- WHAT YOU ARE ASKED TO DO: From the first line of the data down to and including the line with "const yTicks: number[]", copy everything exactly, leaving out pictures.

- RAW DATA:
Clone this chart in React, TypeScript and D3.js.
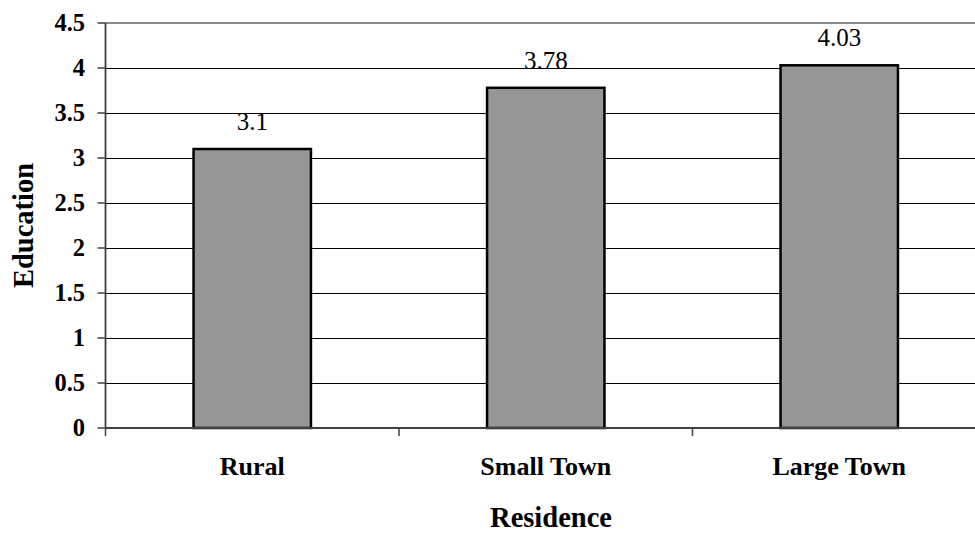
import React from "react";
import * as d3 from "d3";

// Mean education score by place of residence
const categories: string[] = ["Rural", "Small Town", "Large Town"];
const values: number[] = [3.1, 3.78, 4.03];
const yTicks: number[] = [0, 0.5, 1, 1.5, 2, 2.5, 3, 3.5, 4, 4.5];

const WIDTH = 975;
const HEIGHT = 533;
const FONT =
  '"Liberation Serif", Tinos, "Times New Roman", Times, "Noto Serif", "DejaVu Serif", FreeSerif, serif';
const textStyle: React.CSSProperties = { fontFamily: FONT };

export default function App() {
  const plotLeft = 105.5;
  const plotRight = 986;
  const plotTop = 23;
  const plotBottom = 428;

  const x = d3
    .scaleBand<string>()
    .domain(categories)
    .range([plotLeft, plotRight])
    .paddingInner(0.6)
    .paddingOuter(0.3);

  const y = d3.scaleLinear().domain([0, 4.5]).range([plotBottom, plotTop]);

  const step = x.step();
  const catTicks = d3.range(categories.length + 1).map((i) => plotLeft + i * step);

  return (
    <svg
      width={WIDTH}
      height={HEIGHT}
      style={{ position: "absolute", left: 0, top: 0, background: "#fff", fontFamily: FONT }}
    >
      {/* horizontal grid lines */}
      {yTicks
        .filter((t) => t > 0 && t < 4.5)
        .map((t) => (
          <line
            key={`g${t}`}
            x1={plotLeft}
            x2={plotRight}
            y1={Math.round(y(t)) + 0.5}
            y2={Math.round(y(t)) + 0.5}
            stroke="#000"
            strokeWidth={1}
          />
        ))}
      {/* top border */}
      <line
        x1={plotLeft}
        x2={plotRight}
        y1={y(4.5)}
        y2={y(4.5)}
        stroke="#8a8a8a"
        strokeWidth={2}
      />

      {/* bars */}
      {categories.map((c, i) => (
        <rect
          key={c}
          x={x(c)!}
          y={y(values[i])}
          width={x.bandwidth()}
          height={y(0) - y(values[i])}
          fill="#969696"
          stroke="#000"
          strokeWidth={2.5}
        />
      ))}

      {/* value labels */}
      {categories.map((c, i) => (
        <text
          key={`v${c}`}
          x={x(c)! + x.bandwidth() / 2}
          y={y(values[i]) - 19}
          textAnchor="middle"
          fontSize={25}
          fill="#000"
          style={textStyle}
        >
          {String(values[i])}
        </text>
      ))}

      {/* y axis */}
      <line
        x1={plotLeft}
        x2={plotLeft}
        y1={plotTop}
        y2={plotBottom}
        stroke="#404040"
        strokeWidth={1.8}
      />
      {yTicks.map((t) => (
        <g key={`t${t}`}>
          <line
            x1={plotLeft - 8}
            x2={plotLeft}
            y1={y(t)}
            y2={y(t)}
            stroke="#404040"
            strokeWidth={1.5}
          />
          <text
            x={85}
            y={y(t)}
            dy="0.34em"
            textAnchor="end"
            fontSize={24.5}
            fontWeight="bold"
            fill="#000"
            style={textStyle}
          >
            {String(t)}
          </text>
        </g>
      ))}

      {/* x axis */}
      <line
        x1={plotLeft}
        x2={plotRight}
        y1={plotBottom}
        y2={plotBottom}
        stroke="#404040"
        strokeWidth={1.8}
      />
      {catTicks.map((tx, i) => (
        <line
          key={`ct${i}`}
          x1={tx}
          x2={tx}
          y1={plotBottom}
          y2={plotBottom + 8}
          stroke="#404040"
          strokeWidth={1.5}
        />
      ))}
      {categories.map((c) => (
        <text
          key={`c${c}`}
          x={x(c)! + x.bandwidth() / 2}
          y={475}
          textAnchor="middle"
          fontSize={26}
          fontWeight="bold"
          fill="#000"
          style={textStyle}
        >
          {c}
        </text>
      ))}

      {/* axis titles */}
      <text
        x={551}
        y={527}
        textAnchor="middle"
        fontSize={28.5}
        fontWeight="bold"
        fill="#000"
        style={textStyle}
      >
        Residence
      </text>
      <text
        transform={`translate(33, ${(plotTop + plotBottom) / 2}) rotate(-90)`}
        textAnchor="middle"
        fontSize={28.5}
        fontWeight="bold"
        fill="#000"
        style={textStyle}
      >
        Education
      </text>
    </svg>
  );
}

- ANSWER TO THIS PROBLEM:
Clone this chart in React, TypeScript and D3.js.
import React from "react";
import * as d3 from "d3";

// Mean education score by place of residence
const categories: string[] = ["Rural", "Small Town", "Large Town"];
const values: number[] = [3.1, 3.78, 4.03];
const yTicks: number[] = [0, 0.5, 1, 1.5, 2, 2.5, 3, 3.5, 4, 4.5];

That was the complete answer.